Poly Vinyl Chloride (PVC) material, which exhibits high tensile capacity, economical cost, and excellent corrosion resistance, has attracted the interest of many researchers for using in construction engineering. Existing studies reveal that fiber-reinforced polymer (FRP) confinement is a high-efficiency method for strengthening concrete columns, which can be divided into FRP sheets fully and partially wrapped columns. In recent years, the combination of PVC tubes and FRP as a hybrid confinement system can effectively improve the mechanical properties of concrete columns. Rubberized concrete, which incorporates rubber waste as a partial replacement for conventional aggregates, can improve the ductility, and energy absorption, while lowering other qualities such as compressive strength, tensile strength, and elastic modulus. In order to overcome these shortages, this paper proposes a new type of composite column aimed for new construction, that rubberized concrete is filled into PVC tubes externally wrapped by basalt fiber-reinforced polymer (BFRP) strips. Its compression performance was investigated, and the test variables included the replacement percentage of rubber waste (i.e. 10% and 60%) and the net-spacing of FRP strips (i.e. 25 mm and 50 mm). The test results demonstrated that the PVC-FRP system considerably improved the load capacity and deformation capacity of rubberized concrete columns.
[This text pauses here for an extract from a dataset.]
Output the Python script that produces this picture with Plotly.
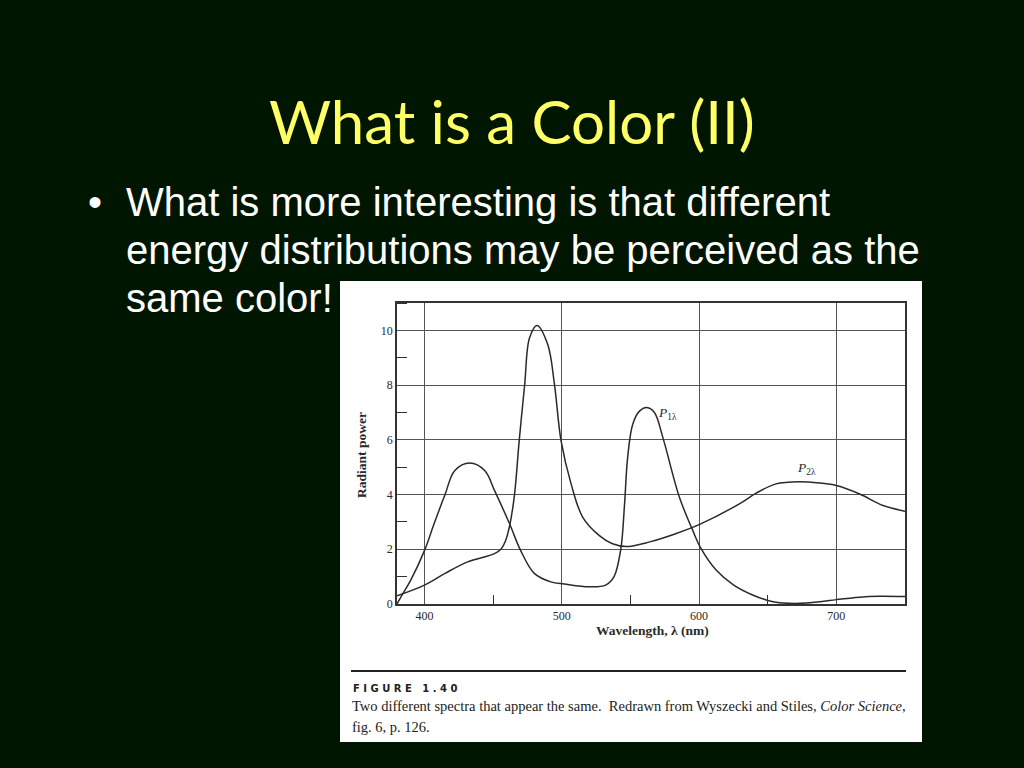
import plotly.graph_objects as go

# ---- data ----
wl_p1 = [380, 383, 390, 400, 407, 415, 422, 433, 444, 451, 462, 470, 480, 492, 502,
         520, 532, 538, 543, 545.6, 548, 551.7, 556.6, 562, 567.5, 573.6, 585.7,
         595.4, 601.5, 612.4, 625, 639, 654, 670, 688, 700, 717, 731, 750]
p1 = [0.0, 0.27, 0.87, 1.95, 2.93, 4.0, 4.87, 5.15, 4.87, 4.15, 2.93, 1.96, 1.12, 0.81, 0.73,
      0.63, 0.69, 0.99, 2.0, 3.54, 5.36, 6.57, 7.05, 7.18, 7.0, 6.09, 3.9,
      2.69, 2.02, 1.24, 0.7, 0.33, 0.08, 0.02, 0.08, 0.16, 0.25, 0.28, 0.27]

wl_p2 = [380, 400, 415, 431.5, 451, 456, 459, 462, 465.5, 469, 473, 476.5, 482, 489.8,
         494.7, 499.5, 506.8, 515.3, 527.4, 537, 547, 564, 583, 600, 629.4,
         641.6, 656, 673, 688, 700, 717, 734, 750]
p2 = [0.3, 0.69, 1.12, 1.54, 1.84, 2.02, 2.3, 2.85, 3.96, 5.96, 8.02, 9.72, 10.18, 9.48,
      8.02, 5.96, 4.39, 3.17, 2.5, 2.2, 2.1, 2.27, 2.57, 2.9, 3.66,
      4.05, 4.39, 4.47, 4.42, 4.33, 4.02, 3.6, 3.39]

x_ticks = [400, 500, 600, 700]
y_ticks = [0, 2, 4, 6, 8, 10]

title_text = "What is a Color (II)"
bullet_lines = ["What is more interesting is that different",
                "energy distributions may be perceived as the",
                "same color!"]
caption_head = "F I G U R E   1 . 4 0"
caption_lines = ["Two different spectra that appear the same.  Redrawn from Wyszecki and Stiles, <i>Color Science</i>,",
                 "fig. 6, p. 126."]

# ---- layout geometry (pixels) ----
W_, H_ = 1024, 768
X0, X1, Y1, Y0 = 397, 905, 303, 604
PW, PH = X1 - X0, Y0 - Y1
def px(x):
    return (x - X0) / PW
def py(y):
    return (Y0 - y) / PH

BG = "#011601"
INK = "#2a2a2a"
SERIF = "Liberation Serif, DejaVu Serif, serif"

fig = go.Figure()
fig.add_trace(go.Scatter(x=wl_p1, y=p1, mode="lines",
                         line=dict(color=INK, width=1.5, shape="spline", smoothing=1.0),
                         hoverinfo="skip", showlegend=False))
fig.add_trace(go.Scatter(x=wl_p2, y=p2, mode="lines",
                         line=dict(color=INK, width=1.5, shape="spline", smoothing=1.0),
                         hoverinfo="skip", showlegend=False))

shapes = [
    dict(type="rect", xref="paper", yref="paper", x0=px(340), x1=px(922), y0=py(742), y1=py(281),
         fillcolor="white", line=dict(width=0), layer="below"),
    dict(type="line", xref="paper", yref="paper", x0=px(351), x1=px(906), y0=py(671), y1=py(671),
         line=dict(color="#222", width=2)),
]

ann = []
ann.append(dict(text=title_text, x=px(512), y=py(121), xref="paper", yref="paper",
                showarrow=False, xanchor="center", yanchor="middle",
                font=dict(family="Lato, Open Sans, sans-serif", size=60, color="#FFFF66")))
ann.append(dict(text="•", x=px(86), y=py(202), xref="paper", yref="paper", showarrow=False,
                xanchor="left", yanchor="middle",
                font=dict(family="Liberation Sans, Arial, sans-serif", size=40, color="white")))
for i, line in enumerate(bullet_lines):
    ann.append(dict(text=line, x=px(124), y=py(202 + 48 * i), xref="paper", yref="paper",
                    showarrow=False, xanchor="left", yanchor="middle",
                    font=dict(family="Liberation Sans, Arial, sans-serif", size=40, color="white")))
# axis titles
ann.append(dict(text="<b>Radiant power</b>", x=px(361), y=py(455), xref="paper", yref="paper",
                showarrow=False, textangle=-90, xanchor="center", yanchor="middle",
                font=dict(family=SERIF, size=13.5, color=INK)))
ann.append(dict(text="<b>Wavelength, λ (nm)</b>", x=px(652), y=py(630), xref="paper", yref="paper",
                showarrow=False, xanchor="center", yanchor="middle",
                font=dict(family=SERIF, size=13.5, color=INK)))
# curve labels
ann.append(dict(text="<i>P</i><sub>1λ</sub>", x=569, y=6.95, xref="x", yref="y", showarrow=False,
                xanchor="left", yanchor="middle", font=dict(family=SERIF, size=13.5, color=INK)))
ann.append(dict(text="<i>P</i><sub>2λ</sub>", x=670, y=4.95, xref="x", yref="y", showarrow=False,
                xanchor="left", yanchor="middle", font=dict(family=SERIF, size=13.5, color=INK)))
# caption
ann.append(dict(text="<b>" + caption_head + "</b>", x=px(351), y=py(688), xref="paper", yref="paper",
                showarrow=False, xanchor="left", yanchor="middle",
                font=dict(family="DejaVu Sans, sans-serif", size=10, color="#222")))
for i, line in enumerate(caption_lines):
    ann.append(dict(text=line, x=px(350), y=py(706 + 21 * i), xref="paper", yref="paper",
                    showarrow=False, xanchor="left", yanchor="middle",
                    font=dict(family=SERIF, size=14.5, color="#222")))

fig.update_layout(
    width=W_, height=H_, autosize=False,
    margin=dict(l=X0, r=W_ - X1, t=Y1, b=H_ - Y0, pad=0),
    paper_bgcolor=BG, plot_bgcolor="white",
    shapes=shapes, annotations=ann, showlegend=False,
    xaxis=dict(range=[380, 750], tickvals=x_ticks, ticktext=[str(v) for v in x_ticks],
               showgrid=True, gridcolor="#555", gridwidth=1, zeroline=False,
               showline=True, linecolor="#333", linewidth=1.5, mirror=True,
               ticks="", tickfont=dict(family=SERIF, size=12, color=INK),
               minor=dict(tick0=350, dtick=100, ticks="inside", ticklen=9, tickcolor="#333",
                          tickwidth=1.2, showgrid=False)),
    yaxis=dict(range=[0, 11], tickvals=y_ticks, ticktext=[str(v) for v in y_ticks],
               showgrid=True, gridcolor="#555", gridwidth=1, zeroline=False,
               showline=True, linecolor="#333", linewidth=1.5, mirror=True,
               ticks="", tickfont=dict(family=SERIF, size=12, color=INK),
               minor=dict(tick0=1, dtick=2, ticks="inside", ticklen=10, tickcolor="#333",
                          tickwidth=1.2, showgrid=False)),
)

fig.write_html("out.html", config={"displayModeBar": False},
               post_script="document.body.style.margin='0';document.body.style.background='" + BG + "';")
The peak axial stress and axial strain increased obviously with the shortened net distance of FRP strips. Besides, the promotional effect of PVC-FRP confinement became more apparent when the mixture of rubber particles in concrete was enhanced. A modified efficiency coefficient was given at the end of this paper which can provide a comparative accurate prediction of the compressive strength for PVC-FRP confined rubberized concrete.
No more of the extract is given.